Our manufacturing Purchasing Managers’ Index (PMI), the first in Nigeria, picked up in October from 53.7 to 56.5. Our partner, NOI Polls, has gathered and compiled the data. The index is found in developed markets (such as the ISM’s in the US), larger emerging markets such as China, India and Brazil, and a few frontiers. It is based upon manufacturers’ responses to set questions on core variables in their businesses. In our case, it is not seasonally adjusted.
- PMIs, unlike the national accounts, are forward-looking indicators of sentiment, and traditionally released on the first working day of the new month. They can move financial markets in developed economies.
- In the unweighted model of our choice (the ISM’s), respondents are asked whether output, employment, new orders, suppliers’ delivery times and stocks of purchases have improved on the previous month, are unchanged or have declined. A headline reading of 50 is neutral. We have now posted twelve negative readings since our launch in April 2013 including three this year.
- Our sample is an accurate blend of large, medium-sized and small companies, based across the country.
- Four of the five sub-indices improved, and all ended in positive territory. The proportion of unchanged responses declined for four of the five sub-indices. The employment readings have been the weakest of the five for the past three years. Firms of all sizes may raise their production and even see a pick-up in new orders but are wary of adding to the payroll.
- The national accounts for Q2 2018 show that manufacturing growth slowed to 0.7% y/y from 3.4% the previous quarter. The growth of its largest segment (food, beverages and tobacco) slowed to 1.2% y/y from 5.5%. Among its larger segments, the best performer was cement (3.8% y/y), which we attribute to public infrastructure spending, real and anticipated.
- The exercise includes questions triggered when a respondent has given the same answer for a sub-index for two successive quarters and then changes it for the third.
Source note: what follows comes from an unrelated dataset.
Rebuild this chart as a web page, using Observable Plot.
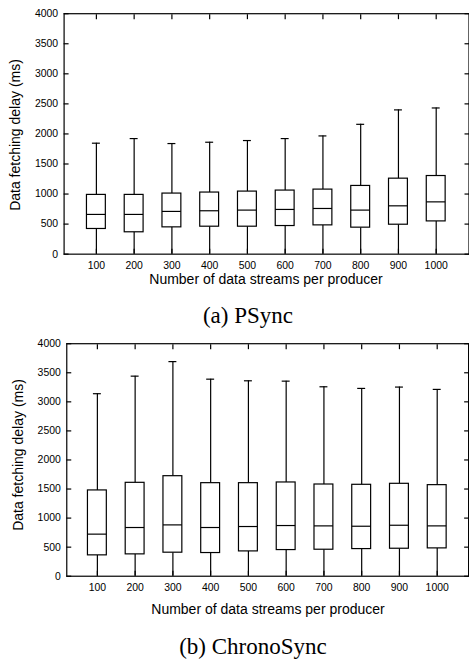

The most common explanations in this report are the approach of the dry season, the expectation that farmers will have more cash to spend, and improved demand and access to raw materials.
- The latest results of the few listed consumer goods companies (with an exception or two) may suggest otherwise but we hope that the third successive above-water headline reading shows that the sector is turning the corner. A reading of 57.5 for new orders is encouraging.